▸ Given information

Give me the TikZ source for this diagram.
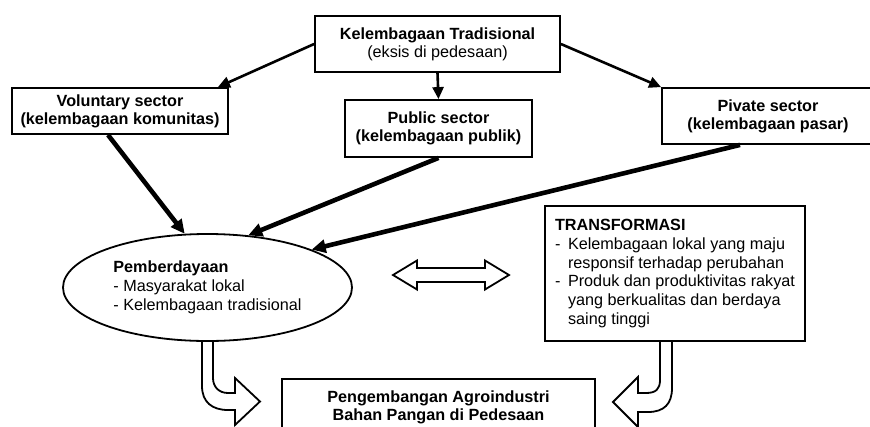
\documentclass[tikz,border=0pt]{standalone}
\usepackage{fontspec}
\setmainfont{Liberation Sans}
\usepackage{tikz}
\usetikzlibrary{positioning,arrows.meta,shapes.geometric}

\begin{document}
\begin{tikzpicture}[x=1pt,y=-1pt]
		\tikzstyle{every node}+=[inner sep=0pt, font=\fontsize{16.2}{18.8}\selectfont]
		\tikzstyle{kotak}=[draw, line width=1.8pt, align=center, font=\fontsize{16.2}{18}\selectfont\bfseries]
		\tikzstyle{panah}=[line width=2.6pt, -{Triangle[length=12pt,width=11pt]}]
		\tikzstyle{panahtebal}=[line width=4.6pt, -{Triangle[length=14pt,width=13pt]}]
		\tikzstyle{blok}=[draw, line width=1.8pt, line join=miter]
		\useasboundingbox (0,0) rectangle (870,426);
		% kotak-kotak
		\node[kotak, minimum width=245pt, minimum height=56pt] (tradisi) at (437.5,44) {Kelembagaan Tradisional\\ \mdseries (eksis di pedesaan)};
		\node[kotak, minimum width=216pt, minimum height=46pt] (volunter) at (120,111) {Voluntary sector\\(kelembagaan komunitas)};
		\node[kotak, minimum width=187pt, minimum height=57pt] (publik) at (438.5,128.5) {Public sector\\(kelembagaan publik)};
		\node[kotak, minimum width=212pt, minimum height=56pt] (swasta) at (768,116) {Pivate sector\\(kelembagaan pasar)};
		\node[draw, ellipse, line width=1.8pt, minimum width=289pt, minimum height=107pt, align=left] (berdaya) at (207.5,287.5) {\textbf{Pemberdayaan}\\- Masyarakat lokal\\- Kelembagaan tradisional};
		\node[draw, line width=1.8pt, minimum width=260pt, minimum height=135pt, align=left] (transformasi) at (675,273.5) {\textbf{TRANSFORMASI}\\
			\makebox[13pt][l]{-}Kelembagaan lokal yang maju\\
			\hspace*{13pt}responsif terhadap perubahan\\
			\makebox[13pt][l]{-}Produk dan produktivitas rakyat\\
			\hspace*{13pt}yang berkualitas dan berdaya\\
			\hspace*{13pt}saing tinggi};
		\node[kotak, anchor=north, minimum width=313pt, minimum height=56pt] (agro) at (438.5,378) {Pengembangan Agroindustri\\Bahan Pangan di Pedesaan};
		% panah
		\draw[panah] (tradisi.west) -- ([xshift=-11pt]volunter.north east);
		\draw[panah] (tradisi.south) -- (publik.north);
		\draw[panah] (tradisi.east) -- (swasta.north west);
		\draw[panahtebal] ([xshift=-12pt]volunter.south) -- (berdaya.113);
		\draw[panahtebal] (publik.south) -- (berdaya.52);
		\draw[panahtebal] ([xshift=-28pt]swasta.south) -- (berdaya.20);
		% panah blok
		\coordinate (tukar) at (451,275);
		\draw[blok] ([xshift=-58pt]tukar) -- ++(24,-14.5) -- ++(0,7.5) -- ++(68,0) -- ++(0,-7.5) -- ++(24,14.5) -- ++(-24,14.5) -- ++(0,-7.5) -- ++(-68,0) -- ++(0,7.5) -- cycle;
		\draw[blok] ([xshift=-5.5pt]berdaya.south) -- (202,386) .. controls (202,402) and (212,410) .. (228,410) -- (235,410) -- (235,425) -- (260,401.5) -- (235,378) -- (235,393) -- (228,393) .. controls (219,393) and (213,387) .. (213,378) -- ([xshift=5.5pt]berdaya.south);
		\draw[blok] ([xshift=-3pt]transformasi.south) -- (672,388) .. controls (672,404) and (664,412) .. (648,412) -- (638,412) -- (638,427) -- (613,402) -- (638,377) -- (638,393) -- (646,393) .. controls (656,393) and (660,389) .. (660,380) -- ([xshift=-15pt]transformasi.south);
\end{tikzpicture}
\end{document}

▸ Written instruction
Reproduce the whole listing exactly, but not the images in it.

▸ Task answer
Give me the TikZ source for this diagram.
\documentclass[tikz,border=0pt]{standalone}
\usepackage{fontspec}
\setmainfont{Liberation Sans}
\usepackage{tikz}
\usetikzlibrary{positioning,arrows.meta,shapes.geometric}

\begin{document}
\begin{tikzpicture}[x=1pt,y=-1pt]
		\tikzstyle{every node}+=[inner sep=0pt, font=\fontsize{16.2}{18.8}\selectfont]
		\tikzstyle{kotak}=[draw, line width=1.8pt, align=center, font=\fontsize{16.2}{18}\selectfont\bfseries]
		\tikzstyle{panah}=[line width=2.6pt, -{Triangle[length=12pt,width=11pt]}]
		\tikzstyle{panahtebal}=[line width=4.6pt, -{Triangle[length=14pt,width=13pt]}]
		\tikzstyle{blok}=[draw, line width=1.8pt, line join=miter]
		\useasboundingbox (0,0) rectangle (870,426);
		% kotak-kotak
		\node[kotak, minimum width=245pt, minimum height=56pt] (tradisi) at (437.5,44) {Kelembagaan Tradisional\\ \mdseries (eksis di pedesaan)};
		\node[kotak, minimum width=216pt, minimum height=46pt] (volunter) at (120,111) {Voluntary sector\\(kelembagaan komunitas)};
		\node[kotak, minimum width=187pt, minimum height=57pt] (publik) at (438.5,128.5) {Public sector\\(kelembagaan publik)};
		\node[kotak, minimum width=212pt, minimum height=56pt] (swasta) at (768,116) {Pivate sector\\(kelembagaan pasar)};
		\node[draw, ellipse, line width=1.8pt, minimum width=289pt, minimum height=107pt, align=left] (berdaya) at (207.5,287.5) {\textbf{Pemberdayaan}\\- Masyarakat lokal\\- Kelembagaan tradisional};
		\node[draw, line width=1.8pt, minimum width=260pt, minimum height=135pt, align=left] (transformasi) at (675,273.5) {\textbf{TRANSFORMASI}\\
			\makebox[13pt][l]{-}Kelembagaan lokal yang maju\\
			\hspace*{13pt}responsif terhadap perubahan\\
			\makebox[13pt][l]{-}Produk dan produktivitas rakyat\\
			\hspace*{13pt}yang berkualitas dan berdaya\\
			\hspace*{13pt}saing tinggi};
		\node[kotak, anchor=north, minimum width=313pt, minimum height=56pt] (agro) at (438.5,378) {Pengembangan Agroindustri\\Bahan Pangan di Pedesaan};
		% panah
		\draw[panah] (tradisi.west) -- ([xshift=-11pt]volunter.north east);
		\draw[panah] (tradisi.south) -- (publik.north);
		\draw[panah] (tradisi.east) -- (swasta.north west);
		\draw[panahtebal] ([xshift=-12pt]volunter.south) -- (berdaya.113);
		\draw[panahtebal] (publik.south) -- (berdaya.52);
		\draw[panahtebal] ([xshift=-28pt]swasta.south) -- (berdaya.20);
		% panah blok
		\coordinate (tukar) at (451,275);
		\draw[blok] ([xshift=-58pt]tukar) -- ++(24,-14.5) -- ++(0,7.5) -- ++(68,0) -- ++(0,-7.5) -- ++(24,14.5) -- ++(-24,14.5) -- ++(0,-7.5) -- ++(-68,0) -- ++(0,7.5) -- cycle;
		\draw[blok] ([xshift=-5.5pt]berdaya.south) -- (202,386) .. controls (202,402) and (212,410) .. (228,410) -- (235,410) -- (235,425) -- (260,401.5) -- (235,378) -- (235,393) -- (228,393) .. controls (219,393) and (213,387) .. (213,378) -- ([xshift=5.5pt]berdaya.south);
		\draw[blok] ([xshift=-3pt]transformasi.south) -- (672,388) .. controls (672,404) and (664,412) .. (648,412) -- (638,412) -- (638,427) -- (613,402) -- (638,377) -- (638,393) -- (646,393) .. controls (656,393) and (660,389) .. (660,380) -- ([xshift=-15pt]transformasi.south);
\end{tikzpicture}
\end{document}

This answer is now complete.